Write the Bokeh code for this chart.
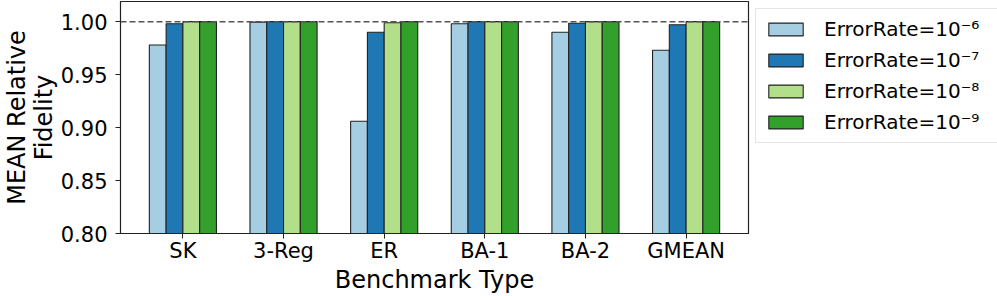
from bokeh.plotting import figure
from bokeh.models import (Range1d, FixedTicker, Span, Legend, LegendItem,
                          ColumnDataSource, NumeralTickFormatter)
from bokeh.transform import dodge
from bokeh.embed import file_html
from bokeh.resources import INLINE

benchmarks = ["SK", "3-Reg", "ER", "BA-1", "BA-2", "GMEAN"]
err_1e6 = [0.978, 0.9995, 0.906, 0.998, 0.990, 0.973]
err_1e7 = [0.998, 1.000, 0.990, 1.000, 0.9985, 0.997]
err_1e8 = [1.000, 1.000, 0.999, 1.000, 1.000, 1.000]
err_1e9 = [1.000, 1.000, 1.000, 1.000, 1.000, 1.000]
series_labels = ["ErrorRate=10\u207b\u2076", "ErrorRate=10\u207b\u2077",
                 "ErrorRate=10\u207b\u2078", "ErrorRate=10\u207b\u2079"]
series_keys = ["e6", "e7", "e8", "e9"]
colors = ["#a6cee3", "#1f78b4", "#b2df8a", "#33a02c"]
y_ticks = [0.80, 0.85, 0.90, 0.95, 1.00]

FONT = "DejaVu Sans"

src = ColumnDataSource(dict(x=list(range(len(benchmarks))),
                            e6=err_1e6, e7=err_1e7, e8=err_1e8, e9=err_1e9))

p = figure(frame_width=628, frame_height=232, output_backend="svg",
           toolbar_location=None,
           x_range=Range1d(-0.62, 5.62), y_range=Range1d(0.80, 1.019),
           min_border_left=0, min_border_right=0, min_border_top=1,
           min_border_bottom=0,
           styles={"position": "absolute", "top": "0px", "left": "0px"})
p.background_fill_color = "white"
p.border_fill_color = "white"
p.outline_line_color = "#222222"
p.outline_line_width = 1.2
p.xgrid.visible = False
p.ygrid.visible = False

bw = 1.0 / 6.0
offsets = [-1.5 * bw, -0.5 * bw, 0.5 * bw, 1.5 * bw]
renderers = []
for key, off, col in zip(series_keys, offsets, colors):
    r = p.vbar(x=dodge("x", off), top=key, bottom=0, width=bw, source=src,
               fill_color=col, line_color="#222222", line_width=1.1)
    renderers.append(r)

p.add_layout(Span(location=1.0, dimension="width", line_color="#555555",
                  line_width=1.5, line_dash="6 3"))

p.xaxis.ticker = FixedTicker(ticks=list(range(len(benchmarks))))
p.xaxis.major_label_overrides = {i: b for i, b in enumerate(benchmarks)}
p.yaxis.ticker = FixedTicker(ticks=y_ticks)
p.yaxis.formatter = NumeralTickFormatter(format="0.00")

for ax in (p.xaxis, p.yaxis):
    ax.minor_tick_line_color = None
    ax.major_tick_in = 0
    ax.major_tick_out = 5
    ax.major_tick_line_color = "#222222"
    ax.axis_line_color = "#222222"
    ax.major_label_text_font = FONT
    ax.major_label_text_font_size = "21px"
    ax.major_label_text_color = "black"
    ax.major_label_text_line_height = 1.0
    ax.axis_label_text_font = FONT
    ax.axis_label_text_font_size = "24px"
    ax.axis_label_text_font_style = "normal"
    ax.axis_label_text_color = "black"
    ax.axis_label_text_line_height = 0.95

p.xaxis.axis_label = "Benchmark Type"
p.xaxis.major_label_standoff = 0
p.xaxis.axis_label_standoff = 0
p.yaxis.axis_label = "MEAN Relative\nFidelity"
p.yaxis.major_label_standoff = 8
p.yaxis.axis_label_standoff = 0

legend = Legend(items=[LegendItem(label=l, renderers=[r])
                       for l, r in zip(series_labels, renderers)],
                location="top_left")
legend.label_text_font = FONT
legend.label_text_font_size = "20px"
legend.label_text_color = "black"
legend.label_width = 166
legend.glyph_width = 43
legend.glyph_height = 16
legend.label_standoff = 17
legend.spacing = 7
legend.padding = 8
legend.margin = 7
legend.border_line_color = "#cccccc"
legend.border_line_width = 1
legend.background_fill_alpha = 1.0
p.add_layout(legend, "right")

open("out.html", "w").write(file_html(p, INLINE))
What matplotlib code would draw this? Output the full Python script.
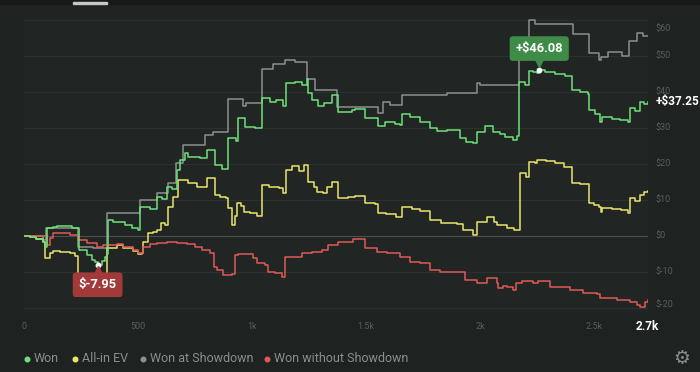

---+---

— Task objective —
All lines from the start of the entries through the one with "e6=err_1e6, e7=err_1e7, e8=err_1e8, e9=err_1e9))" are to be output exactly; omit the pictures.

— Solution —
Write the Bokeh code for this chart.
from bokeh.plotting import figure
from bokeh.models import (Range1d, FixedTicker, Span, Legend, LegendItem,
                          ColumnDataSource, NumeralTickFormatter)
from bokeh.transform import dodge
from bokeh.embed import file_html
from bokeh.resources import INLINE

benchmarks = ["SK", "3-Reg", "ER", "BA-1", "BA-2", "GMEAN"]
err_1e6 = [0.978, 0.9995, 0.906, 0.998, 0.990, 0.973]
err_1e7 = [0.998, 1.000, 0.990, 1.000, 0.9985, 0.997]
err_1e8 = [1.000, 1.000, 0.999, 1.000, 1.000, 1.000]
err_1e9 = [1.000, 1.000, 1.000, 1.000, 1.000, 1.000]
series_labels = ["ErrorRate=10\u207b\u2076", "ErrorRate=10\u207b\u2077",
                 "ErrorRate=10\u207b\u2078", "ErrorRate=10\u207b\u2079"]
series_keys = ["e6", "e7", "e8", "e9"]
colors = ["#a6cee3", "#1f78b4", "#b2df8a", "#33a02c"]
y_ticks = [0.80, 0.85, 0.90, 0.95, 1.00]

FONT = "DejaVu Sans"

src = ColumnDataSource(dict(x=list(range(len(benchmarks))),
                            e6=err_1e6, e7=err_1e7, e8=err_1e8, e9=err_1e9))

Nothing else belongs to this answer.